かっちょいい本を見つけたのでメモ

「マネがスキャンダルとなった段階を「近代性modernité」の発現、マネがスキャンダルとなったことに義憤を感じる価値観を「近代主義modernisme」の支配した段階、そしていまさら義憤を感じることそのものが古臭くみえる段階を「近代以降post-modernisme」と仮に名付けることも許されようか。(略)
 ところが、今では≪オランピア≫は名実ともにフランス十九世紀絵画を「代表」する作品になりおおせていて、今や誰もそれを怪しみはしない。つまり件のスキャンダルは、歴史という衣装に身を包むことで三度変身し、今度はそうした価値観逆転の事実そのものを覆い隠す役割をもはたすことになっているわけだ。歴史とは通常、そうした隠蔽行為に与えられた恥ずべき美名なのだ。。。」

稲賀繁美著、『絵画の黄昏 エドゥアール・マネ没後の闘争』、名古屋大学出版会、1997年。

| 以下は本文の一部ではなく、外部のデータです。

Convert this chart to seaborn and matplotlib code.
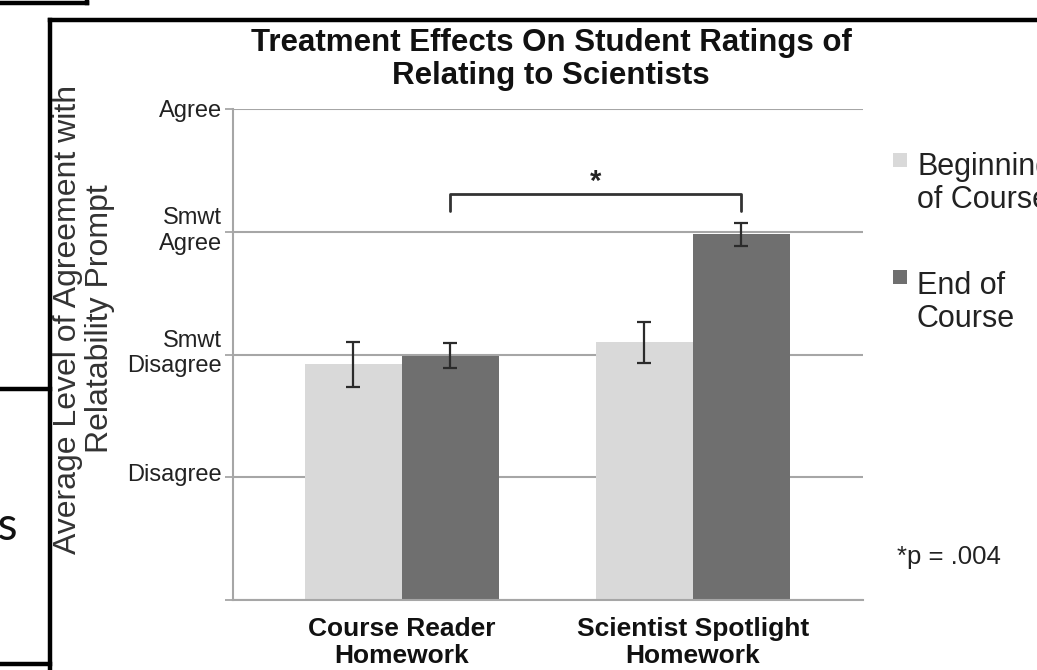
import matplotlib
matplotlib.use("Agg")
import matplotlib.pyplot as plt
import matplotlib.transforms as mtransforms
import seaborn as sns
import pandas as pd
from matplotlib.lines import Line2D
from matplotlib.patches import Rectangle

# ---- data ----
categories = ["Course Reader\nHomework", "Scientist Spotlight\nHomework"]
times = ["Beginning\nof Course", "End of\nCourse"]
begin_means = [1.92, 2.10]
end_means = [1.99, 2.98]
begin_err = [0.185, 0.167]
end_err = [0.10, 0.095]
y_tick_values = [0, 1, 2, 3, 4]
y_tick_labels = ["", "Disagree", "Smwt\nDisagree", "Smwt\nAgree", "Agree"]
bar_colors = ["#d9d9d9", "#6f6f6f"]
title = "Treatment Effects On Student Ratings of\nRelating to Scientists"
ylabel = "Average Level of Agreement with\nRelatability Prompt"
p_note = "*p = .004"
sig_mark = "*"
bracket_y = 3.31
bracket_drop = 0.14

W, H = 1037, 670
sns.set_theme(style="white")
plt.rcParams['font.family'] = ['Liberation Sans', 'DejaVu Sans']

df = pd.DataFrame({
    "category": categories * 2,
    "time": [times[0]] * 2 + [times[1]] * 2,
    "value": begin_means + end_means,
})

fig = plt.figure(figsize=(W / 100, H / 100), dpi=100)
fig.patch.set_facecolor("white")


def fx(x):
    return x / W


def fy(y):
    return 1 - y / H


ax = fig.add_axes([fx(232.7), fy(600), (863 - 232.7) / W, (600 - 109) / H])
sns.barplot(data=df, x="category", y="value", hue="time", hue_order=times,
            order=categories, palette=dict(zip(times, bar_colors)),
            width=0.665, gap=0, errorbar=None, legend=False, ax=ax,
            saturation=1, linewidth=0)

errs = [begin_err, end_err]
bar_containers = list(ax.containers)
end_centers = []
for i, cont in enumerate(bar_containers):
    xs = [b.get_x() + b.get_width() / 2 for b in cont]
    hs = [b.get_height() for b in cont]
    ax.errorbar(xs, hs, yerr=errs[i], fmt='none', ecolor='#2b2b2b',
                elinewidth=1.6, capsize=4.8, capthick=1.6, zorder=5)
    if i == 1:
        end_centers = xs

# significance bracket between the two End-of-Course bars
x0, x1 = end_centers
ax.plot([x0, x0, x1, x1],
        [bracket_y - bracket_drop, bracket_y, bracket_y, bracket_y - bracket_drop],
        color='#333333', lw=2.0, solid_joinstyle='round', clip_on=False)
ax.text((x0 + x1) / 2, bracket_y - 0.015, sig_mark, ha='center', va='bottom',
        fontsize=21, color='#222222', fontweight='bold')

ax.set_xlim(-0.581, 1.585)
ax.set_ylim(0, 4)
ax.set_yticks(y_tick_values)
ax.set_yticklabels(y_tick_labels, fontsize=17, color='#222222')
ax.yaxis.grid(True, color='#a6a6a6', lw=1.5)
ax.set_axisbelow(True)
ax.tick_params(axis='y', length=6, width=1.3, color='#a6a6a6', pad=2, left=True)
ax.tick_params(axis='x', length=0, pad=12)
ylabels = ax.get_yticklabels()
for k, lab in enumerate(ylabels):
    shift = 0 if k == len(ylabels) - 1 else 5
    up = mtransforms.ScaledTranslation(0, shift / 100, fig.dpi_scale_trans)
    lab.set_transform(lab.get_transform() + up)
for lab in ax.get_xticklabels():
    lab.set_fontsize(19)
    lab.set_fontweight('bold')
    lab.set_color('#111111')
    lab.set_linespacing(1.2)
ax.set_xlabel("")
ax.set_ylabel("")
for s in ['top', 'right']:
    ax.spines[s].set_visible(False)
for s in ['left', 'bottom']:
    ax.spines[s].set_color('#a6a6a6')
    ax.spines[s].set_linewidth(1.5)

# title and axis title (va='baseline' -> baseline of the last line)
fig.text(fx(551), fy(84), title, ha='center', va='baseline', fontsize=22.5,
         fontweight='bold', color='#111111', linespacing=1.13)
fig.text(fx(84), fy(319), ylabel, ha='center', va='center', rotation=90,
         fontsize=23, color='#333333', linespacing=1.1, multialignment='center')

# legend
leg_mark_top = [153, 270]
leg_base = [208, 327]
for lab, col, yt, yb in zip(times, bar_colors, leg_mark_top, leg_base):
    fig.add_artist(Rectangle((fx(893), fy(yt + 14)), 14 / W, 14 / H,
                             transform=fig.transFigure, facecolor=col,
                             edgecolor='none'))
    fig.text(fx(917), fy(yb), lab, ha='left', va='baseline', fontsize=22,
             color='#222222', linespacing=1.15)

fig.text(fx(897), fy(557), p_note, ha='left', va='center', fontsize=18.5,
         color='#222222')

# screenshot frame lines
def fl(xs, ys, lw=3.2):
    fig.add_artist(Line2D([fx(x) for x in xs], [fy(y) for y in ys],
                          color='black', lw=lw, solid_capstyle='projecting'))


fl([50, 1045], [20, 20])
fl([50, 50], [20, 680])
fl([-5, 87], [3, 3])
fl([87, 87], [-5, 3])
fl([-5, 50], [389, 389])
fl([-5, 50], [664, 664])
fig.text(fx(18.5), fy(540), "ns", ha='right', va='baseline', fontsize=33,
         family=['Lato', 'DejaVu Sans'], color='#111111')

fig.savefig("out.png", dpi=100, facecolor="white")
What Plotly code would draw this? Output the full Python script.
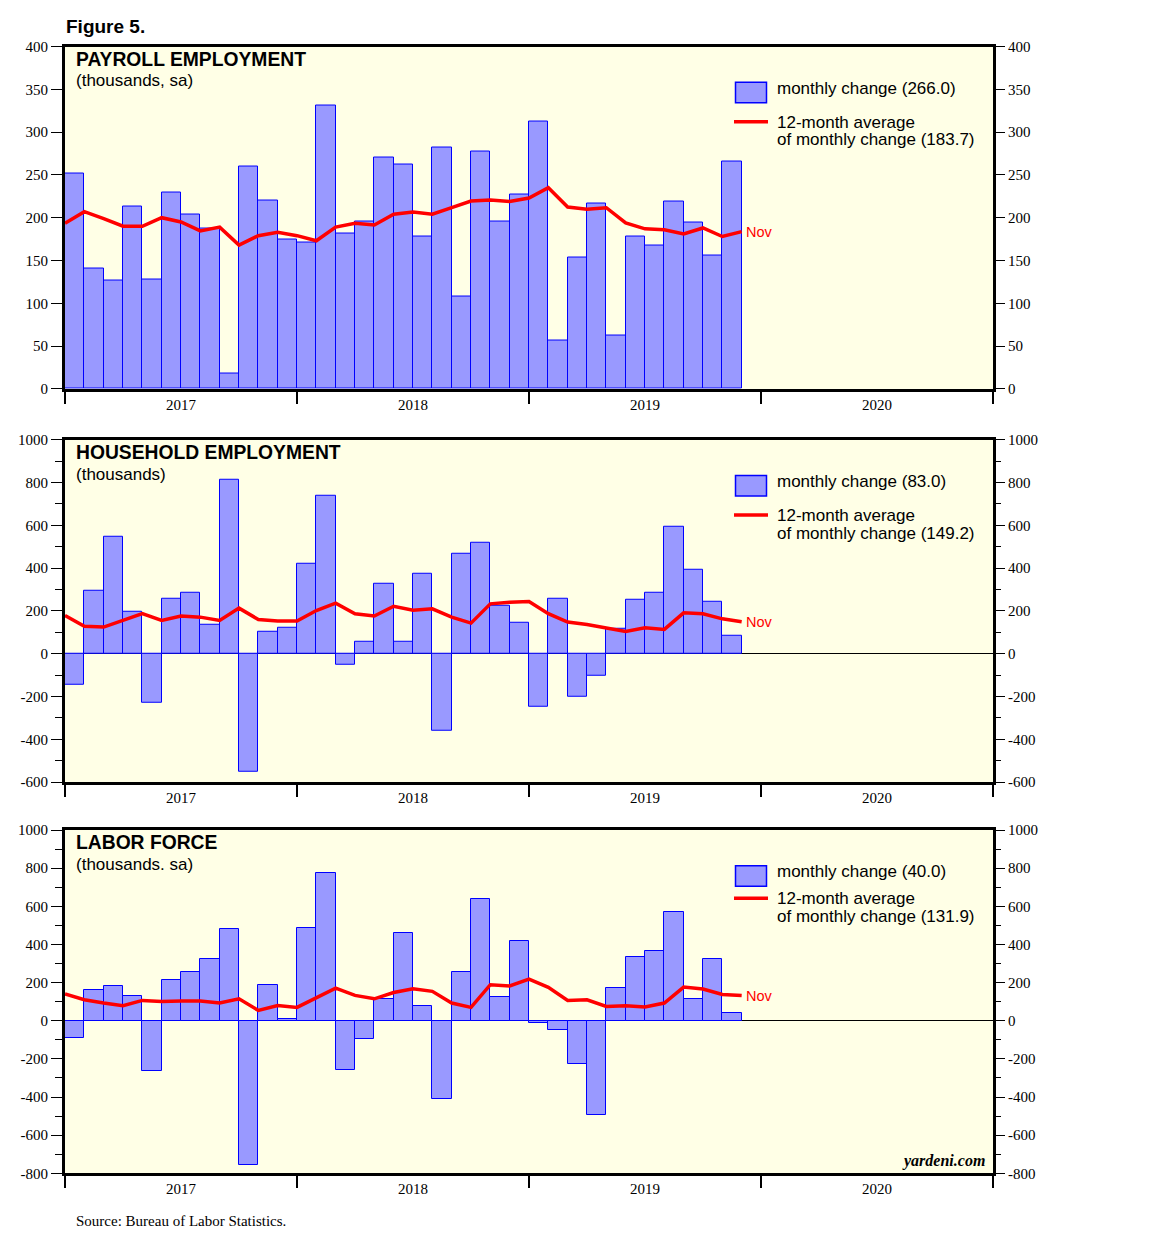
import plotly.graph_objects as go
import pandas as pd

# ---------------- data ----------------
months = [p.strftime("%Y-%m") for p in pd.period_range("2017-01", "2019-11", freq="M")]
avg_months = [p.strftime("%Y-%m") for p in pd.period_range("2016-12", "2019-11", freq="M")]
year_labels = ["2017", "2018", "2019", "2020"]

payroll = [252, 141, 127, 213, 128, 229, 204, 187, 18, 260, 220, 174,
           171, 331, 182, 196, 270, 262, 178, 282, 108, 277, 196, 227,
           312, 56, 153, 217, 62, 178, 167, 219, 194, 156, 266]
payroll_avg = [193.5, 207, 199, 190, 190, 200, 195, 184.5, 189, 168, 179, 183,
               179, 173, 189, 193.5, 191.5, 204, 206.5, 204, 211.7, 219.5, 220.6, 219,
               223, 235, 212.5, 210, 211.7, 194, 187, 186, 181, 188, 178, 183.7]

household = [-145, 294, 546, 195, -229, 257, 285, 135, 811, -551, 103, 121,
             420, 736, -51, 56, 327, 56, 373, -360, 467, 518, 224, 145,
             -247, 255, -201, -103, 117, 252, 285, 593, 392, 243, 83]
household_avg = [179, 128, 124.5, 154, 187, 155.6, 176, 171, 155.6, 213, 160, 152.5,
                 152.5, 202, 236.6, 187, 176, 222, 203, 210, 171, 143, 233, 241,
                 244, 187, 148, 137, 121, 104, 121, 113.6, 191, 187, 163, 149.2]

labor = [-89, 163, 184, 131, -262, 215, 257, 325, 482, -755, 189, 10,
         488, 776, -257, -94, 115, 461, 79, -409, 253, 640, 126, 420,
         -10, -47, -225, -493, 173, 336, 367, 572, 115, 325, 40]
labor_avg = [140, 110, 92.7, 78.7, 106.6, 101, 103, 103, 92.7, 115, 54, 80,
             70, 119, 171, 133, 115, 148, 168, 154, 92.7, 70, 189, 182,
             218.5, 175, 106.6, 110, 75, 78.7, 71.7, 92.7, 176.6, 166, 138, 131.9]

# ---------------- helpers ----------------
PAGE_MARGIN = 8          # default body margin of the html page
W, H = 1152 - 2 * PAGE_MARGIN, 1254 - 2 * PAGE_MARGIN
V_SCALE, V_SHIFT = 0.989, 6.5   # observed vertical mapping of the photographed page
SANS = "Liberation Sans, Arial, sans-serif"
SERIF = "Liberation Serif, Times New Roman, serif"
BG = "#FFFFE6"
BAR_FILL = "#9999FF"
BAR_LINE = "#0000FF"
RED = "#FF0000"
TXT_DX = -2   # annotation padding compensation


def midx(m):
    y, mo = m.split("-")
    return (int(y) - 2017) * 12 + int(mo) - 1


def xp(px):
    return (px - PAGE_MARGIN) / W


def yp(py):
    page_y = (py - V_SHIFT) / V_SCALE
    return 1 - (page_y - PAGE_MARGIN) / H


def fmt(v):
    return f"{v:d}"


panels = [
    dict(title="PAYROLL EMPLOYMENT", sub="(thousands, sa)", bars=payroll, avg=payroll_avg,
         top=45, bot=388, rng=[0, 400], dtick=50, minor=None, zero=False,
         leg=[87, 121, 138.5], legline=120.3, box=(80.7, 101.3)),
    dict(title="HOUSEHOLD EMPLOYMENT", sub="(thousands)", bars=household, avg=household_avg,
         top=439, bot=782, rng=[-600, 1000], dtick=200, minor=100, zero=True,
         leg=[481, 515, 532.5], legline=514.3, box=(474.7, 495.3)),
    dict(title="LABOR FORCE", sub="(thousands. sa)", bars=labor, avg=labor_avg,
         top=830, bot=1174, rng=[-800, 1000], dtick=200, minor=100, zero=True,
         leg=[872, 898.3, 916.5], legline=898.3, box=(865.7, 886.3)),
]

fig = go.Figure()
layout = dict(width=W, height=H, margin=dict(l=0, r=0, t=0, b=0, pad=0),
              paper_bgcolor="white", showlegend=False, bargap=0)
annotations = []
shapes = []

X0, X1 = 65, 993

for i, p in enumerate(panels):
    n = i + 1
    xa = "x" if n == 1 else f"x{n}"
    ya = "y" if n == 1 else f"y{n}"
    ra = f"y{n + 3}"
    bar_x = [midx(m) + 0.5 for m in months]
    avg_x = [midx(m) + 1 for m in avg_months]

    fig.add_trace(go.Bar(x=bar_x, y=p["bars"], width=1, xaxis=xa, yaxis=ya,
                         marker=dict(color=BAR_FILL, line=dict(color=BAR_LINE, width=1)),
                         hoverinfo="skip"))
    fig.add_trace(go.Scatter(x=avg_x, y=p["avg"], mode="lines", xaxis=xa, yaxis=ya,
                             line=dict(color=RED, width=3.5), hoverinfo="skip"))
    fig.add_trace(go.Scatter(x=[None], y=[None], xaxis=xa, yaxis=ra, mode="markers",
                             hoverinfo="skip"))

    tv = list(range(p["rng"][0], p["rng"][1] + 1, p["dtick"]))
    tt = [fmt(v) for v in tv]

    dom_y = [yp(p["bot"]), yp(p["top"])]
    layout["xaxis" if n == 1 else f"xaxis{n}"] = dict(
        domain=[xp(X0), xp(X1)], anchor=ya, range=[0, 48],
        tickmode="array", tickvals=[6, 18, 30, 42], ticktext=year_labels,
        ticks="outside", ticklen=0, tickcolor="rgba(0,0,0,0)",
        tickfont=dict(family=SERIF, size=15, color="black"),
        minor=dict(tickmode="array", tickvals=[0, 12, 24, 36, 48], ticks="outside",
                   ticklen=12, tickwidth=2, tickcolor="black"),
        showline=True, mirror=True, linewidth=3, linecolor="black",
        showgrid=False, zeroline=False, fixedrange=True)
    yax = dict(domain=dom_y, anchor=xa, range=p["rng"], tickmode="array",
               tickvals=tv, ticktext=tt,
               ticks="outside", ticklen=11, tickwidth=1, tickcolor="black",
               tickfont=dict(family=SERIF, size=15, color="black"),
               showline=True, mirror=True, linewidth=3, linecolor="black",
               showgrid=False, zeroline=p["zero"], zerolinecolor="black", zerolinewidth=1,
               fixedrange=True)
    if p["minor"]:
        yax["minor"] = dict(dtick=p["minor"], tick0=0, ticks="outside", ticklen=7,
                            tickwidth=1, tickcolor="black")
    layout["yaxis" if n == 1 else f"yaxis{n}"] = yax
    rax = dict(overlaying=ya, side="right", anchor=xa, range=p["rng"], tickmode="array",
               tickvals=tv, ticktext=tt,
               ticks="outside", ticklen=11, tickwidth=1, tickcolor="black",
               tickfont=dict(family=SERIF, size=15, color="black"),
               showline=False, showgrid=False, zeroline=False, fixedrange=True)
    if p["minor"]:
        rax["minor"] = dict(dtick=p["minor"], tick0=0, ticks="outside", ticklen=7,
                            tickwidth=1, tickcolor="black")
    layout[f"yaxis{n + 3}"] = rax

    off = p["top"] - 45
    # titles
    annotations.append(dict(text=f"<b>{p['title']}</b>", x=xp(76 + TXT_DX), y=yp(58 + off),
                            xref="paper", yref="paper", xanchor="left", yanchor="middle",
                            showarrow=False, font=dict(family=SANS, size=19.3, color="black")))
    annotations.append(dict(text=p["sub"], x=xp(76 + TXT_DX), y=yp(79.5 + off),
                            xref="paper", yref="paper", xanchor="left", yanchor="middle",
                            showarrow=False, font=dict(family=SANS, size=17, color="black")))
    # legend
    shapes.append(dict(type="rect", xref="paper", yref="paper",
                       x0=xp(735.5), x1=xp(766.5), y0=yp(p["box"][1]), y1=yp(p["box"][0]),
                       fillcolor=BAR_FILL, line=dict(color=BAR_LINE, width=1.5)))
    shapes.append(dict(type="line", xref="paper", yref="paper",
                       x0=xp(734), x1=xp(768), y0=yp(p["legline"]), y1=yp(p["legline"]),
                       line=dict(color=RED, width=3.5)))
    legtexts = [f"monthly change ({p['bars'][-1]:.1f})", "12-month average",
                f"of monthly change ({p['avg'][-1]:.1f})"]
    for t, yy in zip(legtexts, p["leg"]):
        annotations.append(dict(text=t, x=xp(777 + TXT_DX), y=yp(yy), xref="paper", yref="paper",
                                xanchor="left", yanchor="middle", showarrow=False,
                                font=dict(family=SANS, size=17, color="black")))
    # Nov label
    annotations.append(dict(text=pd.Period(avg_months[-1]).strftime("%b"),
                            x=avg_x[-1], y=p["avg"][-1], xref=xa, yref=ya,
                            xanchor="left", yanchor="middle", xshift=2, showarrow=False,
                            font=dict(family=SANS, size=14.5, color=RED)))

annotations.append(dict(text="<b>Figure 5.</b>", x=xp(66 + TXT_DX), y=yp(25), xref="paper",
                        yref="paper", xanchor="left", yanchor="middle", showarrow=False,
                        font=dict(family=SANS, size=19, color="black")))
annotations.append(dict(text="Source: Bureau of Labor Statistics.", x=xp(76 + TXT_DX), y=yp(1222),
                        xref="paper", yref="paper", xanchor="left", yanchor="middle",
                        showarrow=False, font=dict(family=SERIF, size=15, color="black")))
annotations.append(dict(text="<b><i>yardeni.com</i></b>", x=xp(987), y=yp(1162),
                        xref="paper", yref="paper", xanchor="right", yanchor="middle",
                        showarrow=False, font=dict(family=SERIF, size=16, color="black")))

layout["annotations"] = annotations
layout["shapes"] = shapes
layout["plot_bgcolor"] = BG
fig.update_layout(**layout)

fig.write_html("out.html", config={"displayModeBar": False})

敷居をまたげば七人の敵がいるどころではない舌鋒のするどさのありあまる本。
現在まだ十数ページと参考文献の欄しか読んでいないが、
既にもうブルデュー森村泰昌、果ては日本の美術界のありまさまが槍玉に挙げられている。
(槍玉といっては語弊があるかもしれないが。。。)
骨粗鬆的な印象を否めなかった日本の展覧会、
そんな己の直感なんぞ信用に値はせぬ
それこそ悪しき印象主義と思って
日本は日本、フランスはフランス、と知らん振りをしていたのだが
なんだか苦味を伴いつつ溜飲が下がった思いだ。
確かにパリでは何気なく足を運んだ展覧会にとんでもないルーブルなどの名画が張り出されていて
づるいなぁもうなどと喜んでいたっけ。
要するにあっちは単に地の利があるというだけではなく
美術館間のネットワークが確立されているわけだ。
そんなわけで読書の実況中継でした。